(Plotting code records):
>> Begin

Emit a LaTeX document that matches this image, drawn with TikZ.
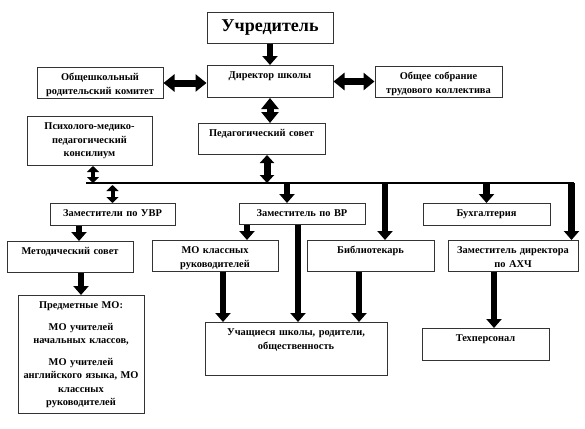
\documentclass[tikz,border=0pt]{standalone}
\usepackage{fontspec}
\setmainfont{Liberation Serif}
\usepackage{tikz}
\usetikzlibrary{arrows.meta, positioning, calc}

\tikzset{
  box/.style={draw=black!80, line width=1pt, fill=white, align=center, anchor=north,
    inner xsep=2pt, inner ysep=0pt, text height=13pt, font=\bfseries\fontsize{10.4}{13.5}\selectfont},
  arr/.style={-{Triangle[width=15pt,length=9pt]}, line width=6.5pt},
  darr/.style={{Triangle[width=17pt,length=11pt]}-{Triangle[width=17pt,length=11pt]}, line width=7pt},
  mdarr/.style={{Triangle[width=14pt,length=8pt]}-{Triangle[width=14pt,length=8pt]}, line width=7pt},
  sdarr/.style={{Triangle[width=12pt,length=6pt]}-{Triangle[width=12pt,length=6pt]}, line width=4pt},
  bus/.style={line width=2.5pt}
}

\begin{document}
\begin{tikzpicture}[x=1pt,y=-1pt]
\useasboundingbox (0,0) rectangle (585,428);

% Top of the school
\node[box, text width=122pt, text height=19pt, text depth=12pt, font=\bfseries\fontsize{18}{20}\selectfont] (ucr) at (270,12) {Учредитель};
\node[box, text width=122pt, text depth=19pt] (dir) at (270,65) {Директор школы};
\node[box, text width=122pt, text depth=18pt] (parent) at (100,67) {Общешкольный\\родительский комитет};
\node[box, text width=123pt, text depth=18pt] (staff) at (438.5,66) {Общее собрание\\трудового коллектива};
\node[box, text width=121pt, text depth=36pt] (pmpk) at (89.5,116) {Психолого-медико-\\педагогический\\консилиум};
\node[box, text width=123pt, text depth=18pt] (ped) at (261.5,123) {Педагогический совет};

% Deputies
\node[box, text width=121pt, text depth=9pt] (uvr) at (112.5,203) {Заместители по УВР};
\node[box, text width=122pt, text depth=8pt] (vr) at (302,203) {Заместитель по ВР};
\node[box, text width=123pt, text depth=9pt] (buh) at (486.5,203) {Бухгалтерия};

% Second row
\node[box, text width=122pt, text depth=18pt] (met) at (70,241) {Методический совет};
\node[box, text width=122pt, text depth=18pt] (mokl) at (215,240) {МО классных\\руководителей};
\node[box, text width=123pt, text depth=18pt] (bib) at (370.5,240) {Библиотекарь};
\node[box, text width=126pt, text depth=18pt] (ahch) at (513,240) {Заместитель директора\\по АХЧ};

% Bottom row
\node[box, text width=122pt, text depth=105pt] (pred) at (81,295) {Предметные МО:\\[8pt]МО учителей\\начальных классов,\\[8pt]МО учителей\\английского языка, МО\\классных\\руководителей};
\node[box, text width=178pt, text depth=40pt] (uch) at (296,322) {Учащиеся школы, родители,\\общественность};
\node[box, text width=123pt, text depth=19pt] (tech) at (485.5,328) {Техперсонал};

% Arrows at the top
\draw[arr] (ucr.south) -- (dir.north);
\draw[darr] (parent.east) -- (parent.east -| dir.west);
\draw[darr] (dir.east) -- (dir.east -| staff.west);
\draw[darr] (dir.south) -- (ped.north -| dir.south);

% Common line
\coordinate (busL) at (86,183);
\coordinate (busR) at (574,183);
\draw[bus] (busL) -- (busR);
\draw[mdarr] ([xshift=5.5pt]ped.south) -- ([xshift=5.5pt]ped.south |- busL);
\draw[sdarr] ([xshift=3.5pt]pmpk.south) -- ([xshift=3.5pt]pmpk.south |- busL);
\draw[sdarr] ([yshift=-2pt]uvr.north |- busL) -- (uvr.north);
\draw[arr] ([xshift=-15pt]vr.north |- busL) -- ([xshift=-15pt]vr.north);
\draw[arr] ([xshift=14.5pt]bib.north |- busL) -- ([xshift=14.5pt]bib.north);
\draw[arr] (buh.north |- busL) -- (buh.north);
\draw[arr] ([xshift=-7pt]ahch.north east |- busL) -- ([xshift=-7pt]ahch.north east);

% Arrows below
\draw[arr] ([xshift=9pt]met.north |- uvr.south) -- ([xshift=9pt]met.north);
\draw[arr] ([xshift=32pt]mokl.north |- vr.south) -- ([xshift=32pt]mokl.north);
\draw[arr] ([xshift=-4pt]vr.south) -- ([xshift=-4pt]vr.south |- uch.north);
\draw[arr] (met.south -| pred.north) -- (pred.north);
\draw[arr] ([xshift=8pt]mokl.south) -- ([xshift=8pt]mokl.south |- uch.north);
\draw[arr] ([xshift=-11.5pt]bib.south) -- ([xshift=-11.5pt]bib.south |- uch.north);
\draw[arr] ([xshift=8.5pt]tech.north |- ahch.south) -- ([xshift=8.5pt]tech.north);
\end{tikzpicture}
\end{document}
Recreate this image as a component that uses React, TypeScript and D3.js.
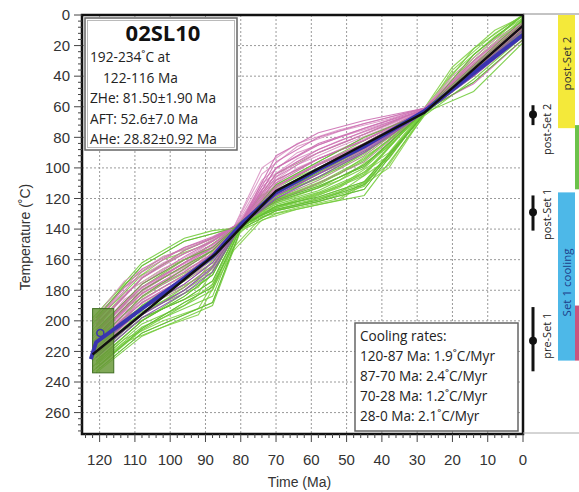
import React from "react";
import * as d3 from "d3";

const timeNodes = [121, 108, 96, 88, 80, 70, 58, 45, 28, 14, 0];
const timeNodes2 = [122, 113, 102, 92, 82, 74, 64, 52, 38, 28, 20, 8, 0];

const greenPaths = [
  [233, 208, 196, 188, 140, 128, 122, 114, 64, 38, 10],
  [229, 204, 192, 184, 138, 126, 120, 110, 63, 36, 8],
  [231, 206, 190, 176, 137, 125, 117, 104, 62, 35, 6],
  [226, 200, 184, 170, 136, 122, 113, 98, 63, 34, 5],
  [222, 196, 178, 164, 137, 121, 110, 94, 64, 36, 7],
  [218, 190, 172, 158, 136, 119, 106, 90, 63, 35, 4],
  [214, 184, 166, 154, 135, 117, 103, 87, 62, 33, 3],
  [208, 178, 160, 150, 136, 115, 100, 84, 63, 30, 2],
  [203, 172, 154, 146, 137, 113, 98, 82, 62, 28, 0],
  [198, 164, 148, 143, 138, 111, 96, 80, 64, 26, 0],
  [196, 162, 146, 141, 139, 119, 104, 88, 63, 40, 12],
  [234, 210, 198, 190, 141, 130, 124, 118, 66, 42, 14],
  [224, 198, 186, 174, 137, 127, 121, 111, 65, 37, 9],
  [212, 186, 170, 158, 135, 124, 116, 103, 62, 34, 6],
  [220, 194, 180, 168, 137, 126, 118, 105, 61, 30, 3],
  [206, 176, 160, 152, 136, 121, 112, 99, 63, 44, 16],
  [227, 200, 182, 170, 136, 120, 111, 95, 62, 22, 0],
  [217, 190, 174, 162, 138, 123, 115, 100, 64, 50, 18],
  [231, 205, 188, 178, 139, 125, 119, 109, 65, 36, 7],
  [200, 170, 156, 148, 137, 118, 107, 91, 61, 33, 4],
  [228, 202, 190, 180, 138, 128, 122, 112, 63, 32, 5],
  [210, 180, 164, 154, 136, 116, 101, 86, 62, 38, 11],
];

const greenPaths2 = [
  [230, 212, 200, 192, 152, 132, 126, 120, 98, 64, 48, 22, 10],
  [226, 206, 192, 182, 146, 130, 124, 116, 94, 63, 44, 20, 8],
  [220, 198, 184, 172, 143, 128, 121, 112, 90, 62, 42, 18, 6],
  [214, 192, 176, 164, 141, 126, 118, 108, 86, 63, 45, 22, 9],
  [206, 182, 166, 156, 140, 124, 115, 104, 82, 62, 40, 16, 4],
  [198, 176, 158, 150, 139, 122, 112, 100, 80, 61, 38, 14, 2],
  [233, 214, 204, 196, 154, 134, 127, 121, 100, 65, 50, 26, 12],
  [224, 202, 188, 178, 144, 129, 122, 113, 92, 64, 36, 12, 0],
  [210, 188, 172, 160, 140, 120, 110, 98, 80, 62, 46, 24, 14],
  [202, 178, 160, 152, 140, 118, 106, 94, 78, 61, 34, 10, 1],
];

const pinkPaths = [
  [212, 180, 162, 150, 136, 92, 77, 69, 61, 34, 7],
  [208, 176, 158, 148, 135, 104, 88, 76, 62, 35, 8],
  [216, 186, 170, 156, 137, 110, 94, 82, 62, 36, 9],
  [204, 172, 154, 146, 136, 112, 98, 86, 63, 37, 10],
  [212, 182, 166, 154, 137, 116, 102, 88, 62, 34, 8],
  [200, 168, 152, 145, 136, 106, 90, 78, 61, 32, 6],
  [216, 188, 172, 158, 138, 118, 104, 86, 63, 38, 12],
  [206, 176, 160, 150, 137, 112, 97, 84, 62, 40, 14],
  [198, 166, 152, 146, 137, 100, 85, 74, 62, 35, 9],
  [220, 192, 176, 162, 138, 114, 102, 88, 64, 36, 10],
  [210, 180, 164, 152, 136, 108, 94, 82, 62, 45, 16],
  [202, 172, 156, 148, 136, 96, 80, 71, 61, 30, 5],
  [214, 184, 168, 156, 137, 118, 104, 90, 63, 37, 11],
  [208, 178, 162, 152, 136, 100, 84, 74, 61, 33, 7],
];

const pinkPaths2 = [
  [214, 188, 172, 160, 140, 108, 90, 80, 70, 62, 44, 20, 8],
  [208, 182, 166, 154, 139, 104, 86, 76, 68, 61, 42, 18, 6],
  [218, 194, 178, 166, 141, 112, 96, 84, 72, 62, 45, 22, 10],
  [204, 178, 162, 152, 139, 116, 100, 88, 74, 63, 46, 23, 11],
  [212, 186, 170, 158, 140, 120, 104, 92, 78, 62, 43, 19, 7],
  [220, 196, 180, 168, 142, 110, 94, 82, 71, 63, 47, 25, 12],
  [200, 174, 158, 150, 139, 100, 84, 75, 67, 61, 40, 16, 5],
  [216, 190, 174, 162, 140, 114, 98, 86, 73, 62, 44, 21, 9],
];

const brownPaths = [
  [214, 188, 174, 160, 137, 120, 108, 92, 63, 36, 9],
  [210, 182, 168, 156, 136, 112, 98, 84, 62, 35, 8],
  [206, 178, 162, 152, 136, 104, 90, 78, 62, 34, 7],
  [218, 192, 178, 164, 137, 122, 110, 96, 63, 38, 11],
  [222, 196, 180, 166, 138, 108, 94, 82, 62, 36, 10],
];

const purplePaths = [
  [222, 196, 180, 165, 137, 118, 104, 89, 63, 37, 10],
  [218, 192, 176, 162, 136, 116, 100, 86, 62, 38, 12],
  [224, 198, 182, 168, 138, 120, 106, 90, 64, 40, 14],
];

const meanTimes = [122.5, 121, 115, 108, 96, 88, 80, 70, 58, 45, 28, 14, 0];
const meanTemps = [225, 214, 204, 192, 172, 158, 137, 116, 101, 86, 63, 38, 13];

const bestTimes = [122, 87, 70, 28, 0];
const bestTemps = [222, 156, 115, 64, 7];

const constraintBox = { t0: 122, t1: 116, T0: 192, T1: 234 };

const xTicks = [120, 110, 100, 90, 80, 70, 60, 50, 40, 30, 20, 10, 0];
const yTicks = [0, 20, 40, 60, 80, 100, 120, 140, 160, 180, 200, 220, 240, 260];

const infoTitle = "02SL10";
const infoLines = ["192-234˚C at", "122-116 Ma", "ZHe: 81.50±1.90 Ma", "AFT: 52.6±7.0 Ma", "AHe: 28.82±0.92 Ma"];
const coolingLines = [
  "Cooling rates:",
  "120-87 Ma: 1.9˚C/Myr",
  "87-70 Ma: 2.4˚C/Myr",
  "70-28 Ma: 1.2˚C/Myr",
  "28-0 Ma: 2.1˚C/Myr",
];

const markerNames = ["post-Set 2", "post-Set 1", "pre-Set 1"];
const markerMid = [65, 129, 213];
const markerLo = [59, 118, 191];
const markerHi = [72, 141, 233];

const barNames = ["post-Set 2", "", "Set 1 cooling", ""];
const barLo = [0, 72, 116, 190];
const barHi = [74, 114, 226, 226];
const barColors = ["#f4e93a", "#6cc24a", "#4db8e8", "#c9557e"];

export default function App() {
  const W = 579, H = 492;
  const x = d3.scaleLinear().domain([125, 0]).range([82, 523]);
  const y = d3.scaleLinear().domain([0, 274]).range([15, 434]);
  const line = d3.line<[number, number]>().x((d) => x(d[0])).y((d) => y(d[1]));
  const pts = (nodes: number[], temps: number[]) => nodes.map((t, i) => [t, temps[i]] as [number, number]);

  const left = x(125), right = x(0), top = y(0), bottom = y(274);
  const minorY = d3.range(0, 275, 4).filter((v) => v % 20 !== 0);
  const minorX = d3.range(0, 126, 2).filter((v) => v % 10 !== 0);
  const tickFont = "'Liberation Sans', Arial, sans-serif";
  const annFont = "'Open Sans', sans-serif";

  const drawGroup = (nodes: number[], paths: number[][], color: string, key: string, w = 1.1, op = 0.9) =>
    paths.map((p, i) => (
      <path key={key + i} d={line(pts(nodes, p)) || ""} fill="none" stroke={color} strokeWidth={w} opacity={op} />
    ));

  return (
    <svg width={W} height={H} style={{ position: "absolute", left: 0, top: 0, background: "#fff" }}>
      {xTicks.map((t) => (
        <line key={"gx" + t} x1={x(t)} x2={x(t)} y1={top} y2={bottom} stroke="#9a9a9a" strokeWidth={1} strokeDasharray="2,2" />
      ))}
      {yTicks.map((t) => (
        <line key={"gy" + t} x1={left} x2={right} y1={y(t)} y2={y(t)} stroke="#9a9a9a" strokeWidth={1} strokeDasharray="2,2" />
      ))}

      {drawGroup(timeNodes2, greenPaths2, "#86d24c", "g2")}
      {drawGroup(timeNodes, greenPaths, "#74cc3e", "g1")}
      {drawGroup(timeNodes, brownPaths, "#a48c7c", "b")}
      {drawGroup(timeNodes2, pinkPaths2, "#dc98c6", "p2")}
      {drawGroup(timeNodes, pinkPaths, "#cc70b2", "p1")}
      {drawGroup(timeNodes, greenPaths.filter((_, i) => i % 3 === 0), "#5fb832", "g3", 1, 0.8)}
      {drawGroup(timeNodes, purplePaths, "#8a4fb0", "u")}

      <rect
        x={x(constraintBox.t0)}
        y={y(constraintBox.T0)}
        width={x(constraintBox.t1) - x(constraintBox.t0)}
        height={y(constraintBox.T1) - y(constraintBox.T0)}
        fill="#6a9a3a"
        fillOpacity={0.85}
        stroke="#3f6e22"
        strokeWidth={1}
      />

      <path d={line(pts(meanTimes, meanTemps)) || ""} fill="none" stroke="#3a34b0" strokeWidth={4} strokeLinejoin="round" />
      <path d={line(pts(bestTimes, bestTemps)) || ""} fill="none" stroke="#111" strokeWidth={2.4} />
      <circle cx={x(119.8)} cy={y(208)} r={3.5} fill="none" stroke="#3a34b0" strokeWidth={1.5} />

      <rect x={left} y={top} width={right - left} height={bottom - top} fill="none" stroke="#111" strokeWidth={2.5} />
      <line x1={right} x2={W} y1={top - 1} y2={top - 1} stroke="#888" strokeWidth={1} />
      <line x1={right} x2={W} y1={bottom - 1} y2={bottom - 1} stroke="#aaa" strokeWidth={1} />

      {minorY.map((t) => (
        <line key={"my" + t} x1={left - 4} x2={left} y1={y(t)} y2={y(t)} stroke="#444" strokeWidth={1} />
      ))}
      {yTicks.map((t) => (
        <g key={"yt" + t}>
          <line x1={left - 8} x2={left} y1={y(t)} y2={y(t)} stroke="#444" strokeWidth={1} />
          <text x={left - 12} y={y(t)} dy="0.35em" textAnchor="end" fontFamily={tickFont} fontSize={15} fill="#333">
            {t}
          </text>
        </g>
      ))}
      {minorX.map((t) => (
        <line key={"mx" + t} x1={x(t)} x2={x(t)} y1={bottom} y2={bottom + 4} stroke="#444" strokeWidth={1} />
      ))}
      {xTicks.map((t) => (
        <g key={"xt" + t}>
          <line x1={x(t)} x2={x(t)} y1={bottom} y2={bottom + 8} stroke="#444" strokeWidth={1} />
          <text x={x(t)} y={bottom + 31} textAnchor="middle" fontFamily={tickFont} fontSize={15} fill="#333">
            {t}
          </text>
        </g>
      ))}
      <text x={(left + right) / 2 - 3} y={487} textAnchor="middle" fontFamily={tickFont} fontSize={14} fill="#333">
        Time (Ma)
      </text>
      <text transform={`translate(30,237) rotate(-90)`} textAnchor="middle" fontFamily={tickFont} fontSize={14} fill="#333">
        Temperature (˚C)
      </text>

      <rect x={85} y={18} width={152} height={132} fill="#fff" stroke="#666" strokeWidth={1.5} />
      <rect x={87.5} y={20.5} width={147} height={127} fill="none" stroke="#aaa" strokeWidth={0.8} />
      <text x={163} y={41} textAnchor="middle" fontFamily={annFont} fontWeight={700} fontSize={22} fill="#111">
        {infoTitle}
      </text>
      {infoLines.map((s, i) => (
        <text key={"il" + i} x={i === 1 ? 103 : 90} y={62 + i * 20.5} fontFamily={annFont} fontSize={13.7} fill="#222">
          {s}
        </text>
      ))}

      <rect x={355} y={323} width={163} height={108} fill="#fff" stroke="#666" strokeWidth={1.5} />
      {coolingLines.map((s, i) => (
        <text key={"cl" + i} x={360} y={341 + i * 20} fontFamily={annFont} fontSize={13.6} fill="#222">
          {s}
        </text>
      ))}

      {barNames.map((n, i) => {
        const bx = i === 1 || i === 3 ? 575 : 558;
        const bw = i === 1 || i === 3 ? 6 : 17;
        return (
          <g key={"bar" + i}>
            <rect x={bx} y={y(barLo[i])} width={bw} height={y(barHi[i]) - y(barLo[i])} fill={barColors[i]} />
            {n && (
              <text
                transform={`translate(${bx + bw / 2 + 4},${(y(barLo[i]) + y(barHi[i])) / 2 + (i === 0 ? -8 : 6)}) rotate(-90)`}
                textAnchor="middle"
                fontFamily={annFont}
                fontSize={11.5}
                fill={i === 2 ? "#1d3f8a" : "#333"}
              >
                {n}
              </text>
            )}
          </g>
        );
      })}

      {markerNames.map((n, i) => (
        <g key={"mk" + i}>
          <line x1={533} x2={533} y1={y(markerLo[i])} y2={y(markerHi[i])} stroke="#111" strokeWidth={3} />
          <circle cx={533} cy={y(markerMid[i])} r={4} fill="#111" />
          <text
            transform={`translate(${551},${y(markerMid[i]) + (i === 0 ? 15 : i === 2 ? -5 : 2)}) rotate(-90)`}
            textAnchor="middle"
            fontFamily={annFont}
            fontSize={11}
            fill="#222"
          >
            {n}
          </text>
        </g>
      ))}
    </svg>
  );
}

>> End

(What this task involves): Starting at the line that contains "Recreate this image" and stopping after the line that contains "28, 20, 8, 0];", copy every line exactly. Leave any pictures behind.

(Answer to this exercise):
Recreate this image as a component that uses React, TypeScript and D3.js.
import React from "react";
import * as d3 from "d3";

const timeNodes = [121, 108, 96, 88, 80, 70, 58, 45, 28, 14, 0];
const timeNodes2 = [122, 113, 102, 92, 82, 74, 64, 52, 38, 28, 20, 8, 0];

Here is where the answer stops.